He is directing three plays for teenagers, covering difficult issues such as unwanted pregnancy, but not lasting more than an hour, at the National Theatre in London.

Baby Girl by Roy Williams is about 13-year-old Kelle, who is a virgin until she meets Nathan and gets pregnant. "Roy Williams has taken an unflinching gaze at the issue of sexual relations of teenagers and faced it with a great deal of humour," says Miller. DNA by Dennis Kelly is about a group of teenagers who think they have killed a boy. "It explores the dark side of the group mentality," says Miller.

Finally, The Miracle by Lin Coghlan is about the life of 12-year-old Veronica, whose life changes forever when a holy statue arrives in her bedroom. "The play has an extraordinarily redemptive quality," says Miller. "It looks at a whole community who feel stuck in their lives and shows the possibility for change."

The trio of plays were originally commissioned for the NT Connections programme, which gives performers from schools and colleges all over the UK, aged 11 to 19 years old, the chance to produce and perform in 10 new plays a year. Now a cast of 20 young professional actors will take on the roles to entice more teenagers to the theatre.

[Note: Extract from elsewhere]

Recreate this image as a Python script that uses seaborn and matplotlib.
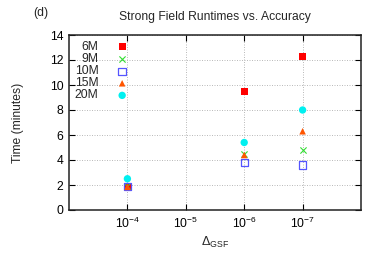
import matplotlib
matplotlib.use("Agg")
import matplotlib.pyplot as plt
import seaborn as sns
import pandas as pd

# ---- data ----
x_labels = [r"$10^{-4}$", r"$10^{-5}$", r"$10^{-6}$", r"$10^{-7}$"]
x_exp = [4, 5, 6, 7]            # tick positions = -log10(Delta)
data_exp = [4, 6, 7]            # measured accuracies
series_names = ["6M", "9M", "10M", "15M", "20M"]
t_6M = [1.9, 9.5, 12.3]
t_9M = [1.9, 4.5, 4.8]
t_10M = [1.9, 3.8, 3.6]
t_15M = [1.85, 4.4, 6.3]
t_20M = [2.5, 5.4, 8.0]
series_vals = [t_6M, t_9M, t_10M, t_15M, t_20M]
y_ticks = [0, 2, 4, 6, 8, 10, 12, 14]

sns.set_style("ticks")
plt.rcParams["font.family"] = ["Liberation Sans", "DejaVu Sans"]
plt.rcParams["mathtext.fontset"] = "custom"
plt.rcParams["mathtext.rm"] = "Liberation Sans"
plt.rcParams["mathtext.it"] = "Liberation Sans:italic"
plt.rcParams["mathtext.bf"] = "Liberation Sans:bold"
plt.rcParams["mathtext.default"] = "regular"

FS = 8.7

styles = [
    dict(marker="s", color="#ff0000", s=26, edgecolor="none"),
    dict(marker="x", color="#33dd33", s=20, linewidth=0.8),
    dict(marker="s", facecolor="none", edgecolor="#5555ff", s=28, linewidth=0.9),
    dict(marker="^", color="#ff5500", s=22, edgecolor="none"),
    dict(marker="o", color="#00f0f0", s=28, edgecolor="none"),
]

fig = plt.figure(figsize=(3.74, 2.61), dpi=100)
ax = fig.add_axes([69/374, 1-210/261, (361-69)/374, (210-35)/261])

for name, vals, st in zip(series_names, series_vals, styles):
    df = pd.DataFrame({"x": data_exp, "y": vals})
    sns.scatterplot(data=df, x="x", y="y", ax=ax, legend=False, **st)

ax.set_xlim(3, 8)
ax.set_ylim(0, 14)
ax.set_xticks(x_exp)
ax.set_xticklabels(x_labels)
ax.set_yticks(y_ticks)
ax.tick_params(direction="in", length=4, width=0.8, top=True, right=True,
               labelsize=FS, colors="black", pad=4)
ax.grid(True, color="#b0b0b0", linestyle=(0, (1.2, 1.8)), linewidth=0.6)
for sp in ax.spines.values():
    sp.set_visible(True)
    sp.set_linewidth(1.1)
    sp.set_color("#222222")

ax.set_xlabel(r"$\Delta_{GSF}$", fontsize=9)
ax.set_ylabel("Time (minutes)", fontsize=FS)
ax.yaxis.set_label_coords(-0.155, 0.5)
ax.xaxis.set_label_coords(0.5, -0.145)
ax.set_title("Strong Field Runtimes vs. Accuracy", fontsize=FS, pad=11)
fig.text(33/374, 1-13/261, "(d)", fontsize=FS, va="center", ha="left")

# gnuplot-style key: label right-aligned, marker to the right
rows_y = [0.933, 0.861, 0.793, 0.724, 0.655]
for name, st, yy in zip(series_names, styles, rows_y):
    ax.scatter([0.182], [yy], transform=ax.transAxes, clip_on=False, **st)
    ax.text(0.101, yy, name, transform=ax.transAxes, ha="right", va="center",
            fontsize=FS)

fig.savefig("out.png", dpi=100)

"There is definitely a gap in the teenage market. We have many children's and adult's plays – but very few for teenagers," says Miller.

"The great discovery the NT has made since the staging of His Dark Materials in 2004 – and then the trio of productions, also taken from the Connections programme, Burn, Citizenship and Chatroom – is that there is a vast untapped enthusiasm in the older teenager to come and see plays that really nobody had properly produced for before," concludes Miller.